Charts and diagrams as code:
──────

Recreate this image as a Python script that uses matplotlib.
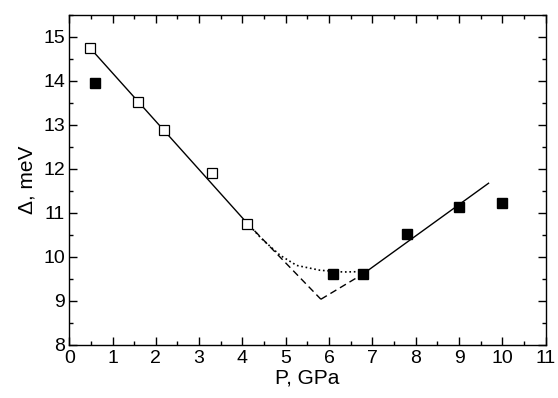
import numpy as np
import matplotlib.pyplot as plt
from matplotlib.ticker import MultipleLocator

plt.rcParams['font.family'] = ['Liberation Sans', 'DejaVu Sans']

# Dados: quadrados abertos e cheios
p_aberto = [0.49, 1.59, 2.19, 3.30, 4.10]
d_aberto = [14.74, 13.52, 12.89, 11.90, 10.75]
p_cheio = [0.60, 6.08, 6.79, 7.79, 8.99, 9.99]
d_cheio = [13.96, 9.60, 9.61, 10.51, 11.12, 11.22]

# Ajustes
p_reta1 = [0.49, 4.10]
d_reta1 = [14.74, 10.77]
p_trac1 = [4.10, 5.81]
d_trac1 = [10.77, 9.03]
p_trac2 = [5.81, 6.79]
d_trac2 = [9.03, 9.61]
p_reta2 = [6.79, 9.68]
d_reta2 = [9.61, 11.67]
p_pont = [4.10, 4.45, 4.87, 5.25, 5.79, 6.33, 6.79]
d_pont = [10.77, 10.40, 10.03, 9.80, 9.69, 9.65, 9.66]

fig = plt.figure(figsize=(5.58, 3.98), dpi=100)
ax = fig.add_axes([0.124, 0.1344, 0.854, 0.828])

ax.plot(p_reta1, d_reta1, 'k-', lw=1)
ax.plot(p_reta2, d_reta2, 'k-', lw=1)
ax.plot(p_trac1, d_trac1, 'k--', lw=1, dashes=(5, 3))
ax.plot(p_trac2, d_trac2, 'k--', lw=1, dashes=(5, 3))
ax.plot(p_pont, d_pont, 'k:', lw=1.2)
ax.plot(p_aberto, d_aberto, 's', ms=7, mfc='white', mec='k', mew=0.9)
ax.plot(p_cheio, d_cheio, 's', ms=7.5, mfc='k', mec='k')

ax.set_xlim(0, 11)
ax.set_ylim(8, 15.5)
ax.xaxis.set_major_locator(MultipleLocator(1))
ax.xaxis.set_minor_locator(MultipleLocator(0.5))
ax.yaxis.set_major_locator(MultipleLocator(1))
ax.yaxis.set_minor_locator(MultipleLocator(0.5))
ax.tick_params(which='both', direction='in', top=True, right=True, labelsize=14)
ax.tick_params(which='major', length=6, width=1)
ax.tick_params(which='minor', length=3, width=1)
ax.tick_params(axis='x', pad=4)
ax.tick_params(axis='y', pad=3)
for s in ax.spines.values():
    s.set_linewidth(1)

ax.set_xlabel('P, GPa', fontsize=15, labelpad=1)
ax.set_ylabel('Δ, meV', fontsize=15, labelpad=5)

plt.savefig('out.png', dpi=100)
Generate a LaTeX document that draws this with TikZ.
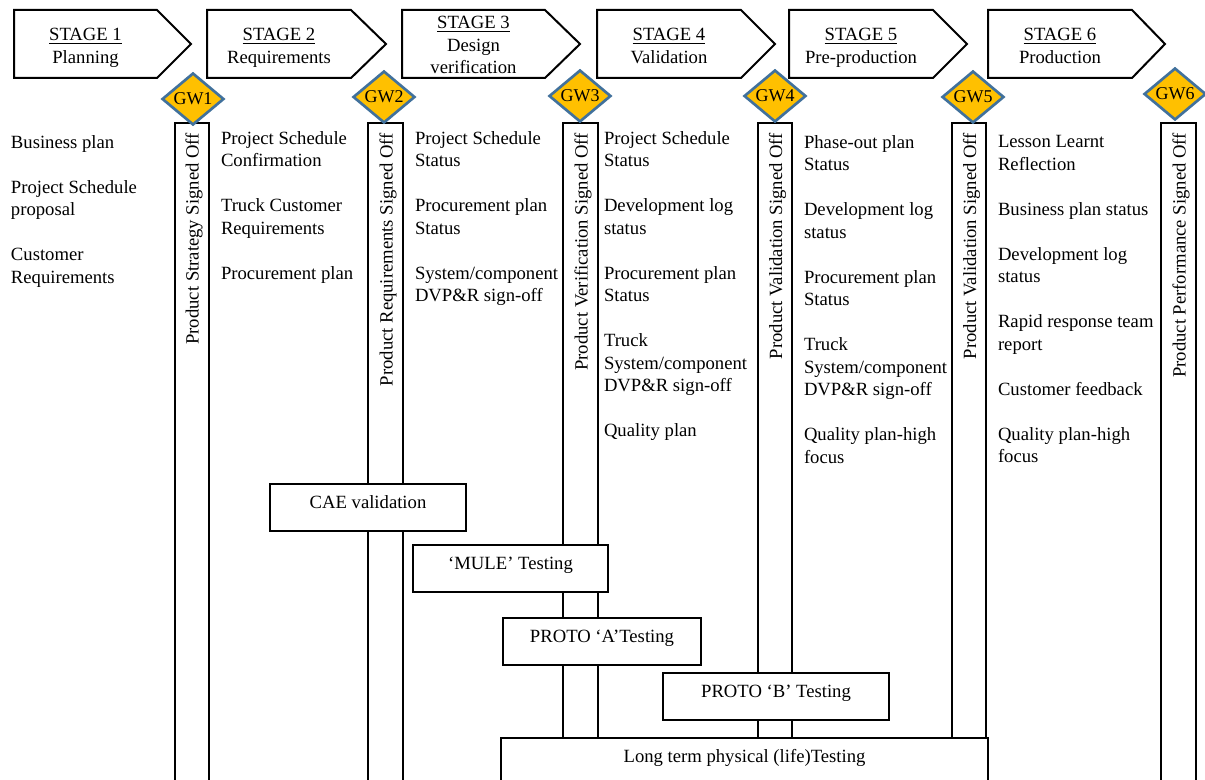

──────

Leave out the pictures and print each record exactly as it stands.

§ **Output of the task**
Recreate this image as a Python script that uses matplotlib.
import numpy as np
import matplotlib.pyplot as plt
from matplotlib.ticker import MultipleLocator

plt.rcParams['font.family'] = ['Liberation Sans', 'DejaVu Sans']

# Dados: quadrados abertos e cheios
p_aberto = [0.49, 1.59, 2.19, 3.30, 4.10]
d_aberto = [14.74, 13.52, 12.89, 11.90, 10.75]
p_cheio = [0.60, 6.08, 6.79, 7.79, 8.99, 9.99]
d_cheio = [13.96, 9.60, 9.61, 10.51, 11.12, 11.22]

# Ajustes
p_reta1 = [0.49, 4.10]
d_reta1 = [14.74, 10.77]
p_trac1 = [4.10, 5.81]
d_trac1 = [10.77, 9.03]
p_trac2 = [5.81, 6.79]
d_trac2 = [9.03, 9.61]
p_reta2 = [6.79, 9.68]
d_reta2 = [9.61, 11.67]
p_pont = [4.10, 4.45, 4.87, 5.25, 5.79, 6.33, 6.79]
d_pont = [10.77, 10.40, 10.03, 9.80, 9.69, 9.65, 9.66]

fig = plt.figure(figsize=(5.58, 3.98), dpi=100)
ax = fig.add_axes([0.124, 0.1344, 0.854, 0.828])

ax.plot(p_reta1, d_reta1, 'k-', lw=1)
ax.plot(p_reta2, d_reta2, 'k-', lw=1)
ax.plot(p_trac1, d_trac1, 'k--', lw=1, dashes=(5, 3))
ax.plot(p_trac2, d_trac2, 'k--', lw=1, dashes=(5, 3))
ax.plot(p_pont, d_pont, 'k:', lw=1.2)
ax.plot(p_aberto, d_aberto, 's', ms=7, mfc='white', mec='k', mew=0.9)
ax.plot(p_cheio, d_cheio, 's', ms=7.5, mfc='k', mec='k')

ax.set_xlim(0, 11)
ax.set_ylim(8, 15.5)
ax.xaxis.set_major_locator(MultipleLocator(1))
ax.xaxis.set_minor_locator(MultipleLocator(0.5))
ax.yaxis.set_major_locator(MultipleLocator(1))
ax.yaxis.set_minor_locator(MultipleLocator(0.5))
ax.tick_params(which='both', direction='in', top=True, right=True, labelsize=14)
ax.tick_params(which='major', length=6, width=1)
ax.tick_params(which='minor', length=3, width=1)
ax.tick_params(axis='x', pad=4)
ax.tick_params(axis='y', pad=3)
for s in ax.spines.values():
    s.set_linewidth(1)

ax.set_xlabel('P, GPa', fontsize=15, labelpad=1)
ax.set_ylabel('Δ, meV', fontsize=15, labelpad=5)

plt.savefig('out.png', dpi=100)
Generate a LaTeX document that draws this with TikZ.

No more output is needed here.